Turkey issued a decree on Sunday dismissing more than 18,000 personnel over suspected links to Gülenist Terror Group (FETÖ) and other terror organizations, ahead of this month's expected lifting of a two-year-old state of emergency imposed after an attempted coup in July 2016.
The decree follows President Recep Tayyip Erdoğan's victory in June 24 presidential election and comes before he swears his oath on Monday, inaugurating an executive presidency.
The Official Gazette said 18,632 people had been dismissed including 8,998 police officers in the emergency decree over suspected links to terror organizations and groups that "act against national security."
Some 3,077 army soldiers were also dismissed as well as 1,949 air force personnel and 1,126 from the naval forces.
Another 1,052 civil servants from the justice ministry and linked institutions have been fired as well as 649 from the gendarmerie and 192 from the coast guard.
Authorities also dismissed 199 academics, according to the new decree, while 148 state employees from the military and ministries were reinstated.
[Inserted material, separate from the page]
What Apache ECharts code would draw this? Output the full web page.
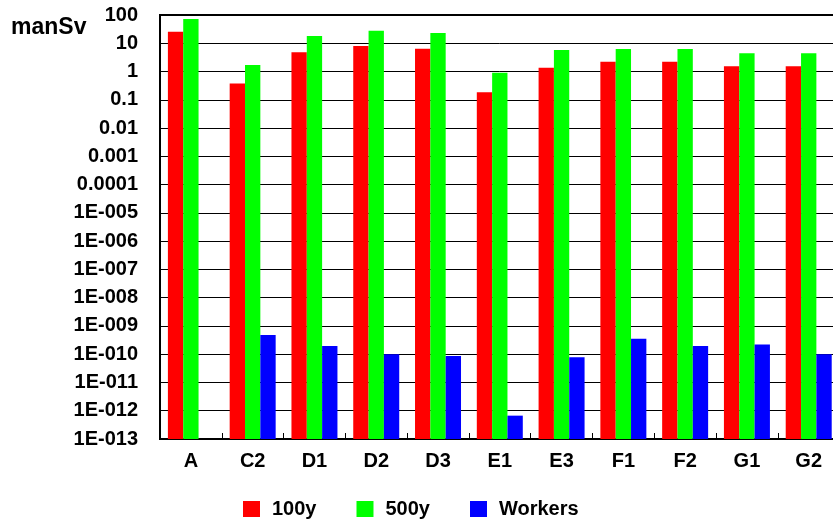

Twelve associations, three newspapers and a TV channel were shut down.
Turkey declared a state of emergency following the failed coup attempt on July 15, 2016, organized by the followers of FETÖ and its U.S.-based leader Fethullah Gülen that resulted in the deaths of nearly 250 people and more than 2,200 injuries.
Gülen, who Turkey has requested to be extradited from the U.S., is also accused of a long-running campaign to overthrow the state through the infiltration of Turkish institutions, particularly the military, police, and judiciary, forming what is commonly known as the parallel state.